Solar System. On arrival, Bruce and Karin advised that the batteries were low owing to (primarily) a 20% draw off the previous 2 nights. In addition, the generator ‘supplementation’ system didn’t seem to be working. The battery monitor that Simon installed soon confirmed that there was no input from the generator. Upon investigation, we discovered that the lead to the inverter was not properly inserted to the generator socket – an easy ‘mistake’. (The socket is quite difficult to insert and extra force is needed to ‘ram’ it right home. I have drawn 2 arrow heads on the male and female components which must be touching to achieve full connection.) (Incidentally, the monitor operates much more smoothly when located near the bookshelf in the ‘study’ area.)
Now to the daily 20% draw off reported by Bruce and Karin. I checked the system at 1.30am on our first night and discovered that the warming belt for the hot water gas bottle was still on (and hot). I turned it off. By then there had been a 10% reduction, but by morning ‘just’ another 5% was drawn off. Suggested solution: Leave the belt switched off until a few minutes prior to taking a shower, etc. This leaves the question of “why do we usually ‘lose’ 9% overnight?” I happened to check the monitor at 2am of our final evening and was surprised to observe that Simon’s monitor was recording a 600 watt draw off. How come? I am deeply suspicious that the Biolytic system (the refrigerator was off at the time) is the ‘culprit’. We suspect that the float switch which controls the system might need adjustment.. It could also be the case that some of the drainage laterals are blocked (there is at least one such case) and that this is requiring more work by the pump. These issues need to be taken up with the plumber at the next annual maintenance check. Does anyone know if the laterals are tested and flushed with chlorine for instance? In the meantime, I wonder whether might be advisable to turn the Biolytic system off overnight – particularly during the winter months?
Now to the golden rule.

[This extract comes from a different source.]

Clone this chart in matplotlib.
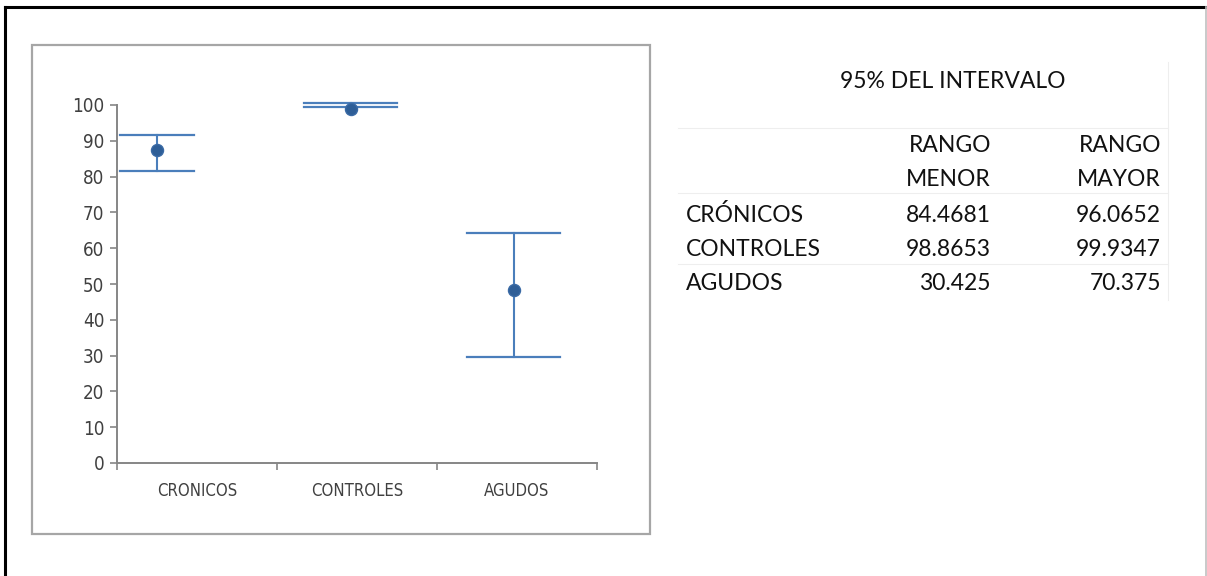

From all the research we have done, it is essential that we set a benchmark of 70% as being the agreed minimum battery charge level. We have the necessary means (via the generator and prudent use of electric appliances) to manage that requirement.
Chimney flu. An adjustable band has been fastened to the external flu to prevent the moveable collar from sliding downwards and shutting off the log fire chimney.
Water system. We followed Bruce’s approach – to good effect. The ‘litmus test’ is the strength of the water flow into the washing machine and the shower. We stored the jug and toothbrush in the container for safekeeping.
Boat trailer skids. Installed. Note that the centre straps ‘pop’ into place. One could easily be misled into believing that the straps need to slide in from one end – probably impossible to achieve.
Rats and mice. Apart from a couple of mouse kills we had no other success. DISTURBINGLY we spotted a black cat on the walkway too the jetty.
Mower. We searched for the missing dashboard cover but without success. I have been to the agent and apparently the cover isn’t sold as a separate item and that the whole fitting will cost $450 (yes, $450). I suggest that we buy a sheet if thin Perspex and glue it in place with a special sealant—glue. (Ura………something was mentioned.)